Quote:
Originally Posted by
Dave G 
Did the lower steps also disappear when you first set the Kuro to the lower gamma (2.13, 2.03)? If yes we might have an issue with the gamma factor; if not then maybe you're pushing the Kuro too hard. On My RS1 even 2.2 was a bit high for me, I think I settled around 2. Inky blacks and plenty of shadow details.
Re: parametric grayscale; I'll have to look into it, not sure that feature is implemented yet. Maybe Randy or Jim can chime in. (Edit: Gordon beat me to it.)
re: 10% step; it works for me last time I tried. Just keep in mind that pretty much any adjustment in the XD (grayscale, gamut) is extremely fine grained. You often need to move the control by a hundred or so (sometimes a lot more) before seeing changes.
I hadn't tried the Kuro with a lower Gamma setting before, so I just tried it... set Gamma to the #3 setting which measures about 2.03. Then I turned Brightness up a bit to get unambiguous viewing of what happens with the steps. With the Gamma factor set to 1.05, I could still see all the steps and 1% was definitely lighter than 0%. At 1.10, the 1% step became the same level as 0%. At 1.15, the 0, 1, and 2% steps were all at the same level as black and each additional increment of the Gamma Factor above that brought 1 more step to the same level as black. At the 1.30 G.F. setting, the 6% step was SLIGHTLY above black and 7-10% were distinct.
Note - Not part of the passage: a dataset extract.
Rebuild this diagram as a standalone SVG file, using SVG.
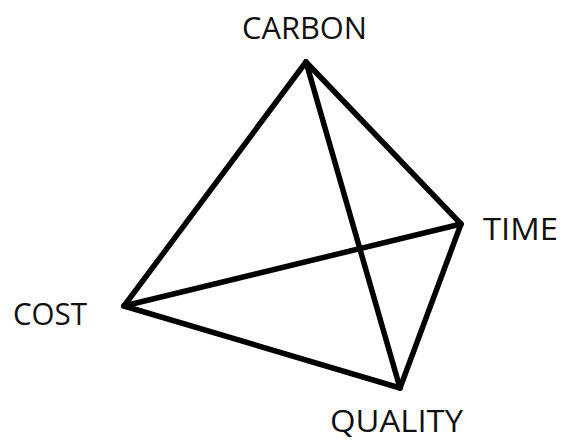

What I'm looking for re. Gamma is to get the midtones to not look too bright. Once you have seen midtones with a 2.4-2.5 Gamma, movies look more "artful" - even in flicks that aren't realy artsy pics... like Casino Royale, when the Gamma is in the 2.4-2.5 range, the lighting looks more "real" or "realisic" faces have more depth and details like shadows on faces are more dramatic. With the Gamma at 2.2 or 2.25, the same scene looks too brightly lit and faces become flatter... you don't notice facial contours as much and shots with a lot of depth (like the square in Venice from Bond's hotel room) seem flatter and not as interesting. Of course in getting the midtones to look right, I don't want to lose steps in the grayscale. I haven't had time to give the Kuro a second shot at 2.45 gamma using the 11-step controls... which brings me to another question...
With "IRE 10" selected, I can raise and lower that number with the up/down arrows and the ranges for red, green, blue, and luma also change. So that does appear to work OK. I thought I'd tried that before, but I guess not. In this case, it doesn't seem like IRE is being used correctly. Point 0 should say IRE 7.5, not 0 (everything is set to video levels). So the "IRE" control seems to be a % control, not really an IRE control? It certainly is easier to use as a % control than it would be if it was really using IRE units - most (all?) signal generators are using %. And among test/setup discs, I think only Avia is using IRE (I wish they'd give up on that to, it would make their discs easier to use for everybody). I'm in the camp that thinks it's time to let go of the IRE concept for digital displays. Having % and bits is ENOUGH!